El señor nuestro pastor
Es muy agradable a nuestro espíritu considerar el carácter del Señor Jesús como nuestro Pastor, en cualquiera de sus aspectos, ya sea como: “el buen pastor” (Juan 10:11) dando su vida por las ovejas; “el gran pastor” (Heb. 13:20) saliendo de la tumba, habiendo ya - en la grandeza de su fortaleza - despojado a la muerte de su aguijón y al sepulcro de su victoria; o, como “el príncipe de los pastores” (1Ped. 5:4), rodeado por todos sus pastores subordinados, quienes, por amor a Su persona adorable, y por la gracia de Su espíritu, hayan vigilado y cuidado de la grey. De los cuales ceñirá las sienes con diademas de gloria. En todos los aspectos de la historia de nuestro Pastor divino, es muy agradable y edificante pensar en Él.
Ciertamente, hay algo en el carácter
de nuestro Señor como Pastor que se adapta de manera peculiar a nuestra
condición actual. Por la gracia somos constituidos en “pueblo de su prado, y
ovejas de su mano” (Sal. 95:7); y como a tales, precisamos de manera bien
especial de un pastor. Como pecadores, culpables y arruinados, le necesitamos
como el “Cordero de Dios” (Juan 1:29,36); su sangre expiatoria nos encuentra en
aquel punto de nuestra historia y satisface nuestra urgente necesidad. Como
adoradores, le necesitamos como al “gran sacerdote” (Heb. 10:21), cuyas
vestiduras, la expresión comprensiva de sus atributos y requisitos, demuestran
a nuestras almas de la manera más bendita cuán eficazmente Él se encarga de
este oficio. Como ovejas, expuestas a peligros innumerables en nuestro
peregrinaje a través del desierto oscuro en este día sombrío y tenebroso,
verdaderamente podemos escuchar la voz de nuestro Pastor, cuya vara y cayado
nos proporcionan la seguridad y estabilidad para poder caminar hacia el hogar
celestial.
Ahora bien, en estos siete
versículos de Lucas cap. 15, hallamos al Pastor presentado a nosotros en un
aspecto profundamente interesante con respecto a su obrar bondadoso: se ve aquí
buscando la oveja perdida. La parábola tiene un significado especial debido al
hecho de que fue colocada juntamente con la segunda acerca de la dracma perdida
y la tercera acerca del hijo pródigo, como argumento a favor de las acciones de
Dios repletas de gracia, en pro de los pecadores. (Es una sola “parábola”).

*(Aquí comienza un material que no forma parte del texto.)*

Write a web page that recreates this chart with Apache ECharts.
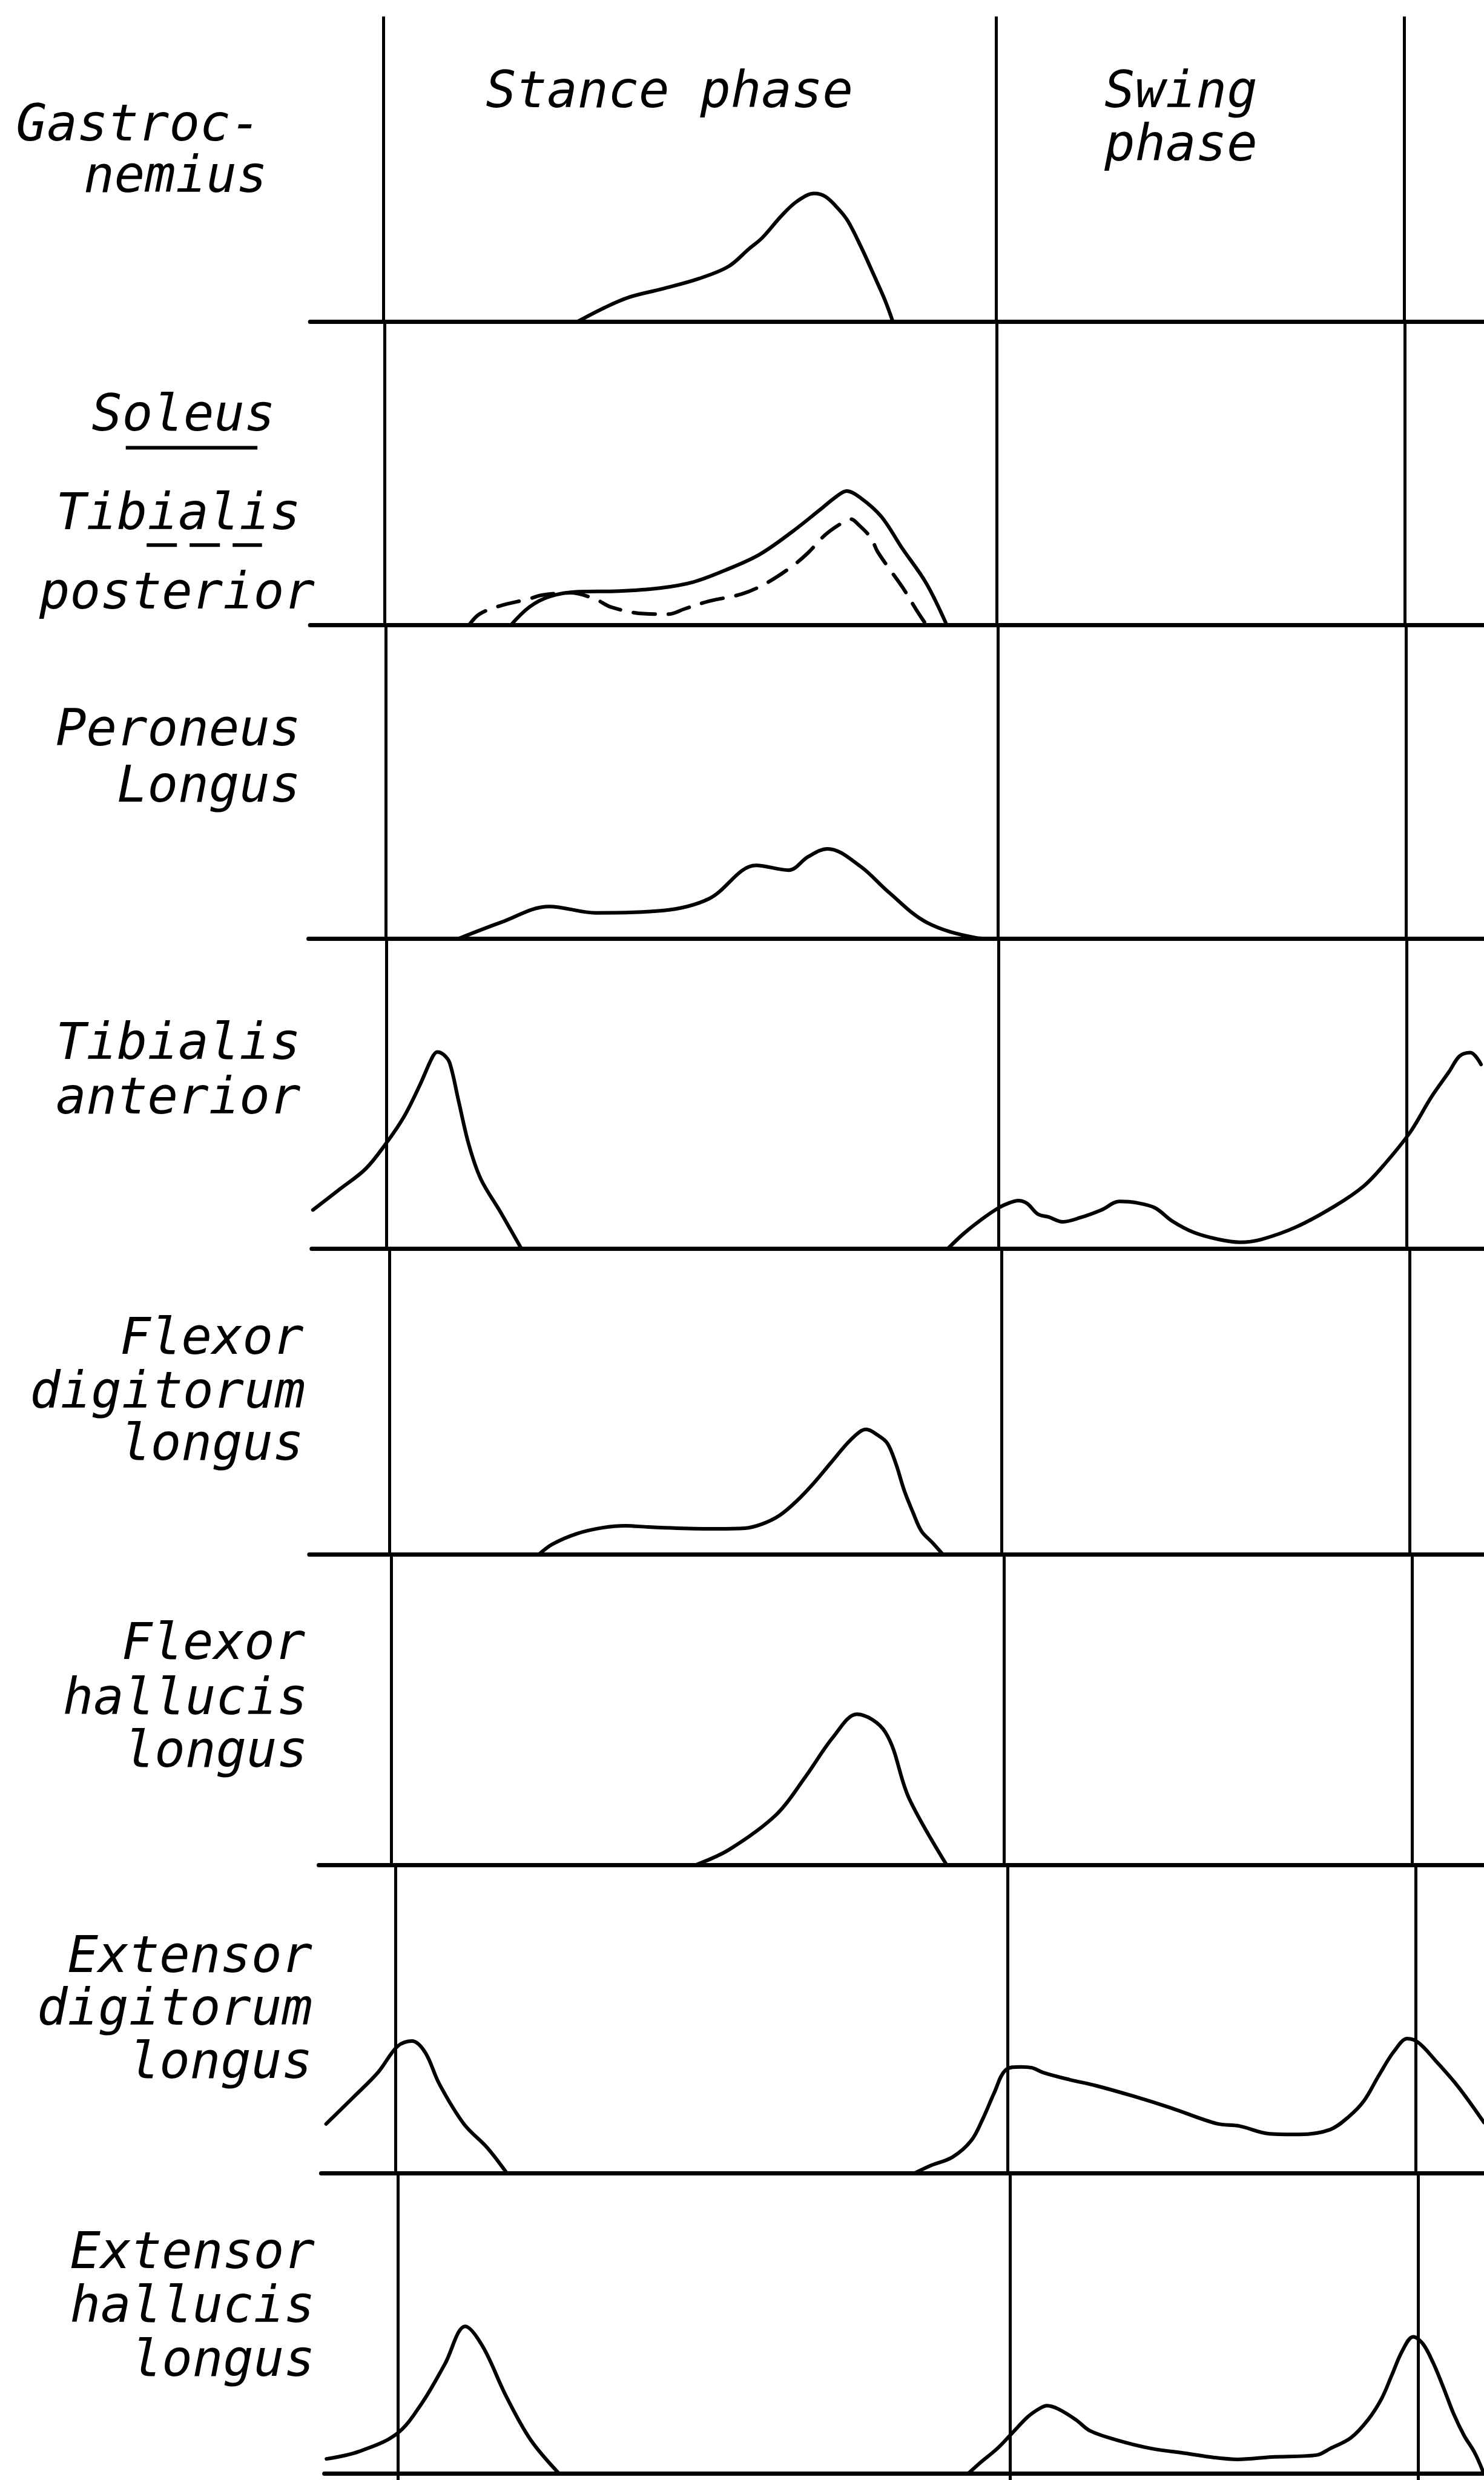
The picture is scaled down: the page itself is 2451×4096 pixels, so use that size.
<!DOCTYPE html>
<html><head><meta charset="utf-8">
<script src="https://cdn.jsdelivr.net/npm/echarts@6/dist/echarts.min.js"></script>
<style>html,body{margin:0;padding:0;background:#fff}#c{width:2451px;height:4096px}</style>
</head><body><div id="c"></div>
<script>
// ---------------- data: x = % of gait cycle, y = EMG activity (relative units) ----------------
const phaseBoundaries = [0, 60, 100];
const phaseTitles = ['Stance phase', 'Swing', 'phase'];
const muscleNames = [
  ['Gastroc-', 'nemius'],
  ['Soleus', 'Tibialis', 'posterior'],
  ['Peroneus', 'Longus'],
  ['Tibialis', 'anterior'],
  ['Flexor', 'digitorum', 'longus'],
  ['Flexor', 'hallucis', 'longus'],
  ['Extensor', 'digitorum', 'longus'],
  ['Extensor', 'hallucis', 'longus']
];
const gastrocnemius = [[19.0,0],[21.7,9],[24.1,15.5],[27.3,20.7],[30.9,27.2],[33.8,34.9],[35.8,46],[37.1,53],[39.0,67],[40.5,76],[42.2,81],[43.3,79],[44.6,71],[45.5,63.5],[46.8,47],[48.0,30],[49.1,14],[49.9,0]];
const soleus = [[12.4,0],[14.2,11.3],[16.2,18],[19.0,21],[23.0,21.4],[27.0,23.3],[30.2,27],[33.4,34.6],[36.7,44.3],[39.9,58.6],[42.7,72.9],[44.3,81.2],[45.3,84.6],[46.7,80.1],[48.7,68.4],[50.7,48.8],[53.1,26.3],[55.1,0]];
const tibialisPosterior = [[8.3,0],[9.3,6.8],[11.3,12],[14.2,16.5],[15.4,18.8],[18.2,20.3],[20.6,16.5],[22.2,11.3],[25.4,7.1],[27.8,6.8],[29.4,10.1],[31.8,15],[35.0,19.5],[37.4,26.3],[39.9,36.8],[41.5,45.5],[43.1,56.4],[44.7,63.9],[45.7,66.9],[46.5,63.1],[47.7,54.8],[48.3,46.6],[49.5,35.3],[50.9,22.5],[52.1,9.8],[53.1,0]];
const peroneusLongus = [[7.1,0],[11.3,10.4],[16.0,20.4],[20.6,16.4],[27.1,17.8],[31.7,25.4],[36.3,46.4],[39.5,43.4],[41.4,51.9],[43.3,56.9],[46.5,45.9],[49.3,29.4],[53.0,10.4],[57.7,0.8],[59.5,0]];
const tibialisAnteriorEarly = [[-7.21,24.5],[-4.53,37.9],[-2.06,50.4],[-0.11,66],[1.71,83.4],[3.3,103.9],[4.47,120.8],[4.96,124.4],[5.61,122.6],[6.2,117.3],[7.07,93.2],[8.08,65.5],[9.24,44.1],[11.13,23.6],[13.22,0]];
const tibialisAnteriorLate = [[55.0,0],[56.53,9.4],[58.26,18.3],[60.0,25.9],[61.04,29],[61.91,30.4],[62.78,28.6],[63.83,21.9],[64.87,20.1],[66.26,17],[68.0,19.7],[70.08,24.6],[71.81,29.9],[73.55,29],[75.29,25.9],[77.02,17.4],[79.12,10.3],[81.55,5.9],[83.63,4.1],[85.72,5.9],[89.19,13.9],[93.01,27.3],[95.78,39.7],[97.88,54],[100.31,73.6],[102.39,95.9],[104.14,112],[105.16,121.8],[106.22,124],[107.26,116.5]];
const flexorDigitorumLongus = [[14.67,0],[16.0,6.5],[18.43,13.2],[20.93,16.9],[23.16,18.1],[25.4,17.3],[28.19,16.6],[32.09,16.2],[34.88,16.6],[36.54,19.2],[38.22,24.5],[39.89,33.5],[41.57,44.8],[43.24,57.6],[44.91,70.3],[46.03,77.1],[46.73,79.0],[47.83,75.6],[48.81,70.3],[49.64,57.6],[50.48,40.3],[51.32,26.7],[52.16,14.7],[53.27,7.2],[54.25,0]];
const flexorHallucisLongus = [[29.8,0],[33.1,9.8],[37.7,31.8],[40.5,55.2],[43.3,81.1],[45.6,95.3],[48.4,83.8],[50.7,42.3],[54.4,0]];
const extensorDigitorumEarly = [[-6.8,31],[-4.0,48.7],[-1.7,63.7],[0.2,80.1],[1.6,83.4],[2.9,76.3],[4.3,56.2],[6.7,31],[9.0,15.9],[10.9,0]];
const extensorDigitorumLate = [[50.9,0],[52.37,4.5],[54.59,10.1],[56.43,20.6],[57.55,34.2],[58.67,50.7],[59.77,65],[61.26,67.1],[62.36,66.5],[63.47,63.5],[66.06,59],[68.65,55.2],[72.34,48.5],[76.05,41],[80.48,31.2],[82.7,29.7],[85.66,24.8],[88.62,24.4],[91.57,27.4],[93.43,35.7],[94.89,45.5],[96.39,62],[97.86,77],[99.16,84.9],[100.26,82.3],[101.92,71],[104.14,54.5],[106.67,31.9]];
const extensorHallucisEarly = [[-7.0,9.3],[-3.8,14],[-0.1,25.2],[2.3,44],[4.6,69.2],[6.6,93.1],[8.3,80.5],[10.6,49],[13.0,21.4],[15.8,0]];
const extensorHallucisLate = [[55.88,0],[57.05,6.8],[58.73,15.8],[60.08,24.8],[61.77,36.1],[62.95,41.4],[63.61,42.9],[64.79,40.6],[66.47,33.9],[67.81,27.1],[70.51,21.1],[73.88,15.8],[77.24,12.8],[79.92,10.2],[82.28,9],[85.64,10.5],[90.02,11.7],[91.36,15.8],[93.38,22.6],[95.05,33.9],[96.4,47.4],[97.41,62.4],[98.42,77.5],[99.5,86.5],[100.45,82],[101.46,69.9],[102.47,54.2],[103.47,37.6],[104.48,24.1],[105.49,13.6],[106.33,1.5]];

const panelSeries = [
  [{d: gastrocnemius}],
  [{d: soleus}, {d: tibialisPosterior, dashed: true}],
  [{d: peroneusLongus}],
  [{d: tibialisAnteriorEarly}, {d: tibialisAnteriorLate}],
  [{d: flexorDigitorumLongus}],
  [{d: flexorHallucisLongus}],
  [{d: extensorDigitorumEarly}, {d: extensorDigitorumLate}],
  [{d: extensorHallucisEarly}, {d: extensorHallucisLate}]
];

// ---------------- layout (reference units, scaled by S) ----------------
const W = 2451, H = 4096;
const S = W / 938;
const PCT = 6.45 * S;                  // px per % of gait cycle
const topY = 10.4;
const baselineY = [203.3, 395, 593.4, 789.3, 982.5, 1178.8, 1373.5, 1563.5];
const lineX0 = [242.5, 243, 243.8, 244.3, 246, 247.5, 250, 251.5];
const axisLeft = [196, 196, 195, 197, 195.5, 201.5, 203, 205];
const FONT = 84;
const TEXT_DY = 0.21;
const labelPos = [
  [[165, 87], [169, 119.7]],
  [[174, 270.5], [190, 333], [199, 383]],
  [[190, 469.6], [190, 505]],
  [[190, 667.7], [190, 702]],
  [[192, 854], [193, 888], [192, 921]],
  [[193, 1047], [194.5, 1082], [194.5, 1115]],
  [[197.5, 1245], [197.5, 1278], [197.5, 1312]],
  [[199, 1432], [199, 1466], [199, 1500]]
];
const titlePos = [[307, 66], [698, 66], [698, 100]];

const grids = [], xAxes = [], yAxes = [], series = [];
for (let i = 0; i < 8; i++) {
  const top = (i === 0 ? topY : baselineY[i - 1]) * S;
  const base = baselineY[i] * S;
  const bottom = (i === 7) ? H : base;
  const left = axisLeft[i] * S;
  const x0 = lineX0[i] * S;
  grids.push({left: left, right: 0, top: top, height: bottom - top});
  xAxes.push({
    type: 'value', gridIndex: i,
    min: (left - x0) / PCT, max: (W - x0) / PCT,
    axisLine: {show: true, onZero: true, lineStyle: {color: '#000', width: 7}},
    axisTick: {show: false}, axisLabel: {show: false}, splitLine: {show: false}
  });
  yAxes.push({
    type: 'value', gridIndex: i,
    min: -(bottom - base) / S, max: (base - top) / S,
    show: false, splitLine: {show: false}
  });
  panelSeries[i].forEach((s, k) => {
    const ser = {
      type: 'line', xAxisIndex: i, yAxisIndex: i, data: s.d,
      smooth: 0.35, showSymbol: false, symbol: 'none', silent: true, animation: false,
      lineStyle: {color: '#000', width: 6, type: s.dashed ? [36, 22] : 'solid', cap: 'round', join: 'round'}
    };
    if (k === 0) {
      ser.markLine = {
        silent: true, symbol: ['none', 'none'], animation: false,
        label: {show: false},
        lineStyle: {color: '#000', width: 5, type: 'solid'},
        data: phaseBoundaries.map(v => ({xAxis: v}))
      };
    }
    series.push(ser);
  });
}

const graphic = [];
const txt = (t, x, y, align) => ({
  type: 'text', x: x, y: y, silent: true,
  style: {text: t, fill: '#000', font: 'italic ' + FONT + 'px "DejaVu Sans Mono"',
          textAlign: align, textVerticalAlign: 'middle', align: align, verticalAlign: 'middle'}
});
muscleNames.forEach((lines, i) => {
  lines.forEach((t, j) => {
    const p = labelPos[i][j];
    graphic.push(txt(t, p[0] * S, p[1] * S - TEXT_DY * FONT, 'right'));
  });
});
phaseTitles.forEach((t, j) => {
  const p = titlePos[j];
  graphic.push(txt(t, p[0] * S, p[1] * S - TEXT_DY * FONT, 'left'));
});
// legend marks: solid under "Soleus", dashed under "Tibialis"
graphic.push({type: 'line', silent: true, shape: {x1: 79.5 * S, y1: 283 * S, x2: 162.7 * S, y2: 283 * S},
  style: {stroke: '#000', lineWidth: 6}});
graphic.push({type: 'line', silent: true, shape: {x1: 92.7 * S, y1: 344.5 * S, x2: 165.6 * S, y2: 344.5 * S},
  style: {stroke: '#000', lineWidth: 6, lineDash: [50, 21]}});

const chart = echarts.init(document.getElementById('c'), null, {renderer: 'canvas', width: W, height: H});
chart.setOption({
  backgroundColor: '#fff',
  animation: false,
  grid: grids, xAxis: xAxes, yAxis: yAxes, series: series, graphic: graphic
});
</script></body></html>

Dios, en la persona del Señor Jesús,
había venido tan cerca del pecador, que el legalismo y el fariseísmo
(representados por escribas y fariseos), se ofendieron por ello: “Este a los
pecadores recibe, y con ellos come”. Aquí residía la ofensa de que la gracia
divina fue imputada en el tribunal del corazón legal y orgulloso del hombre que
se reputa justo a sí mismo. Pero el recibir así a los pecadores era la misma
gloria de Dios - Dios manifestado en carne - Dios había descendido a la tierra.
Fue por eso que Él bajó a este mundo arruinado. No dejó su trono en los cielos
para bajar en búsqueda de los justos, pues ¿por qué tendría que buscar a los
tales? ¿Quién pensaría en buscar cosa alguna sino solamente lo que se había
perdido? Con toda seguridad la misma presencia de Cristo en este mundo demostró
que había venido en busca de algo, y, además, que ese algo estaba perdido. “El
Hijo del hombre vino a buscar y a salvar lo que se había perdido” (Lc. 19:10).
El alma debería regocijarse en gran
manera por el hecho de que fue como cosa perdida que provocó la gracia y la
piedad del corazón del Pastor. Podemos preguntarnos qué fue lo impulsó el
corazón de Jesús hacia nosotros, tal como somos; sí, podemos preguntárnoslo,
pero solamente la eternidad nos descifrará la respuesta de este enigma.
Podríamos preguntar al pastor de la parábola por qué pensaba más en aquella
oveja solitaria y perdida que en las noventa y nueve restantes no perdidas.
¿Cuál sería su respuesta? --- La oveja perdida es mía, es de gran valor para
mí, y tengo que hallarla. Jesús podía ver - Él sólo - en un pecador desvalido,
un objeto de valor para sí y por el cual se viera impelido a descender del
trono de gloria del Padre para salvarlo.